O malheureux mortels, ô terre déplorable!
O de tous les fléaux assemblage éffroyable!
D'inutiles douleurs éternel entretien!
Philosophes trompés, qui criez tout est bien,
Accourez, contemplez ces ruines affreuses,
Ces débris, ces lambaux, ces cendres malheureuses,
Ces femmes, ces enfants l'un sur l'autre entassés;
Sous ces marbres rompus ces membres dispersés;
Cent mille infortunés que la terre dévore,
Qui sanglants, déchirés, et palpitans encore
Enterrés sous leurs toits terminent sans secours
Dans l'horreur des tourments leurs lamentables jours.

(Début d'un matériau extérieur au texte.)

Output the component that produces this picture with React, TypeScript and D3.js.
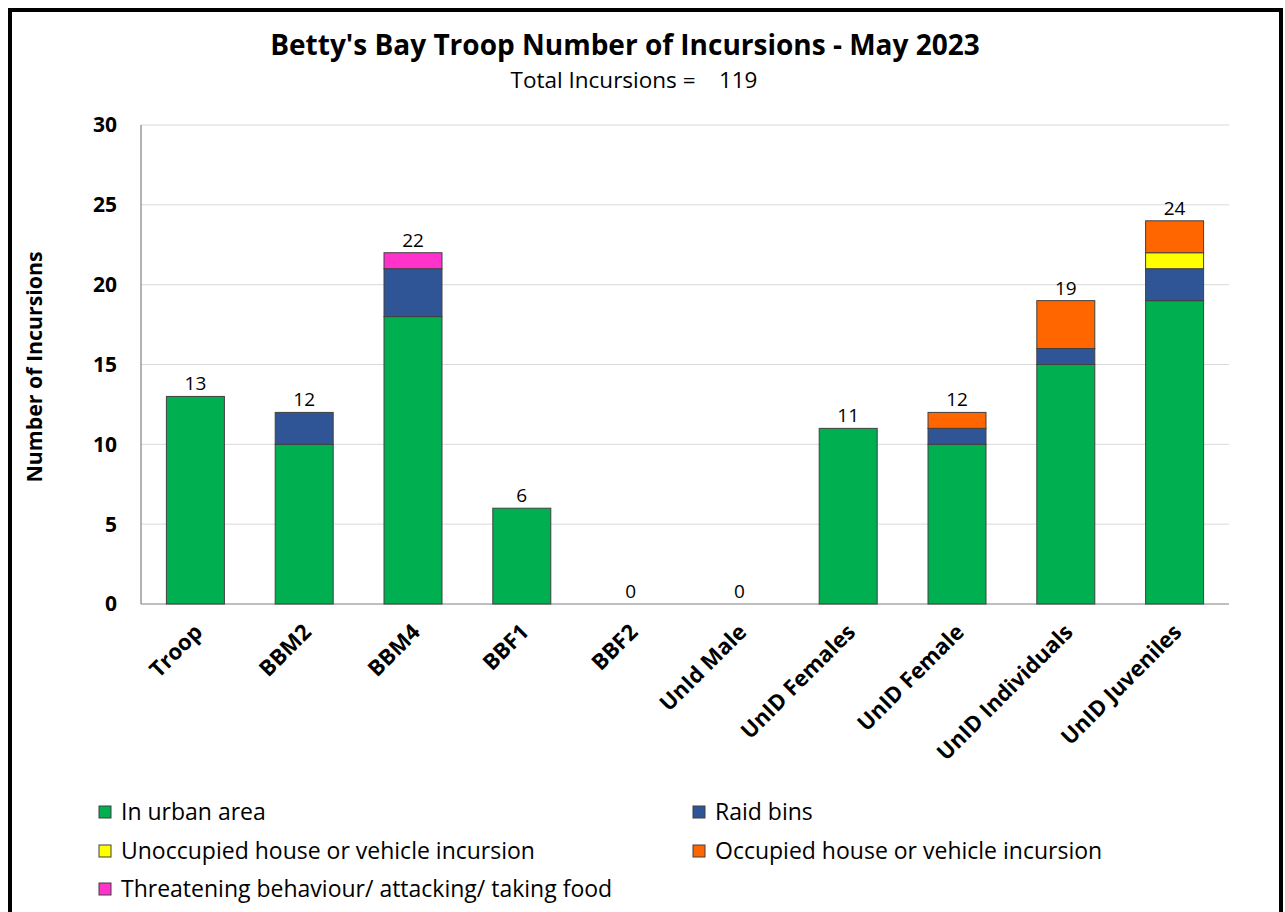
import React from "react";
import * as d3 from "d3";

const categories = ["Troop", "BBM2", "BBM4", "BBF1", "BBF2", "UnId Male", "UnID Females", "UnID Female", "UnID Individuals", "UnID Juveniles"];
const seriesNames = ["In urban area", "Raid bins", "Unoccupied house or vehicle incursion", "Occupied house or vehicle incursion", "Threatening behaviour/ attacking/ taking food"];
const urban = [13, 10, 18, 6, 0, 0, 11, 10, 15, 19];
const raidBins = [0, 2, 3, 0, 0, 0, 0, 1, 1, 2];
const unoccupied = [0, 0, 0, 0, 0, 0, 0, 0, 0, 1];
const occupied = [0, 0, 0, 0, 0, 0, 0, 1, 3, 2];
const threatening = [0, 0, 1, 0, 0, 0, 0, 0, 0, 0];
const colors = ["#00B050", "#2F5597", "#FFFF00", "#FF6600", "#FF33CC"];
const yTicks = [0, 5, 10, 15, 20, 25, 30];
const totalIncursions = 119;

const FONT = "'Open Sans', sans-serif";

export default function App() {
  const W = 1285, H = 912;
  const left = 141, right = 1229, top = 125, bottom = 604;
  const series = [urban, raidBins, unoccupied, occupied, threatening];
  const rows = categories.map((c, i) => {
    const o: any = { cat: c };
    seriesNames.forEach((s, k) => (o[s] = series[k][i]));
    return o;
  });
  const stacked = d3.stack<any>().keys(seriesNames)(rows);
  const x = d3.scaleBand().domain(categories).range([left, right]).paddingInner(0.467).paddingOuter(0.2335);
  const y = d3.scaleLinear().domain([0, 30]).range([bottom, top]);
  const totals = categories.map((_, i) => series.reduce((a, s) => a + s[i], 0));

  const legendItems = [
    { i: 0, x: 99, y: 812 },
    { i: 1, x: 693, y: 812 },
    { i: 2, x: 99, y: 851 },
    { i: 3, x: 693, y: 851 },
    { i: 4, x: 99, y: 889 },
  ];

  return (
    <div style={{ position: "absolute", left: 0, top: 0 }}>
      <svg width={W} height={H} style={{ display: "block", fontFamily: FONT }}>
        <rect x={0} y={0} width={W} height={H} fill="#fff" />
        <rect x={10} y={10} width={1271} height={H + 20} fill="none" stroke="#000" strokeWidth={4} />
        <text x={625} y={55} textAnchor="middle" fontSize={28} fontWeight="bold" fill="#000">
          Betty's Bay Troop Number of Incursions - May 2023
        </text>
        <text x={634} y={88} textAnchor="middle" fontSize={22.5} fill="#000" xmlSpace="preserve">
          {"Total Incursions =    " + totalIncursions}
        </text>
        {yTicks.map((t) => (
          <g key={t}>
            {t > 0 && <line x1={left} x2={right} y1={y(t)} y2={y(t)} stroke="#D9D9D9" strokeWidth={1} />}
            <text x={117} y={y(t)} dy="0.35em" textAnchor="end" fontSize={21} fontWeight="bold" fill="#000">
              {t}
            </text>
          </g>
        ))}
        <line x1={left} x2={left} y1={top} y2={bottom} stroke="#808080" strokeWidth={1.2} />
        <line x1={left} x2={right} y1={bottom} y2={bottom} stroke="#808080" strokeWidth={1.2} />
        {stacked.map((layer, k) => (
          <g key={k} fill={colors[k]}>
            {layer.map((d, i) =>
              d[1] - d[0] > 0 ? (
                <rect
                  key={i}
                  x={x(categories[i])}
                  width={x.bandwidth()}
                  y={y(d[1])}
                  height={y(d[0]) - y(d[1])}
                  stroke="#404040"
                  strokeWidth={1}
                />
              ) : null
            )}
          </g>
        ))}
        {totals.map((t, i) => (
          <text key={i} x={(x(categories[i]) as number) + x.bandwidth() / 2} y={y(t) - 6} textAnchor="middle" fontSize={19} fill="#000">
            {t}
          </text>
        ))}
        {categories.map((c, i) => {
          const cx = (x(c) as number) + x.bandwidth() / 2 + 3;
          const cy = bottom + 24;
          return (
            <text key={c} transform={`translate(${cx},${cy}) rotate(-45)`} textAnchor="end" dy="0.35em" fontSize={22} fontWeight="bold" fill="#000">
              {c}
            </text>
          );
        })}
        <text transform={`translate(42,${367}) rotate(-90)`} textAnchor="middle" fontSize={21.3} fontWeight="bold" fill="#000">
          Number of Incursions
        </text>
        {legendItems.map((l) => (
          <g key={l.i}>
            <rect x={l.x} y={l.y - 6} width={12} height={12} fill={colors[l.i]} stroke="#404040" strokeWidth={1} />
            <text x={l.x + 22} y={l.y} dy="0.35em" fontSize={23} fill="#000">
              {seriesNames[l.i]}
            </text>
          </g>
        ))}
      </svg>
    </div>
  );
}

Aux cris demi-formés de leur voix expirantes,
Au spectacle effrayant de leurs cendres fumantes,
Direz-vous etc. . . . . .

Je vous ai ennuié plus que de raison. Pardonnez ce grifonnage; je vous ai écrit fort à la hâte et avec crainte. N'oubliez pas un homme qui vous sera attaché toute sa vie. Schœpflin vous dira que je voudrais pouvoir quitter les bords de ce Lac à la première occasion. S'il se présente quelque chose, cher ami, ne m'oubliez pas. Vous ne sauriez croire combien je vous serai obligé, et combien mon ésclavage est dur. Je présente mes tendres respects à Made Dupont. Adieu, recommandez-moi à ceux qui ont quelque bonté pour moi. Je vous suis tendrement et inviolablement attaché toute ma vie.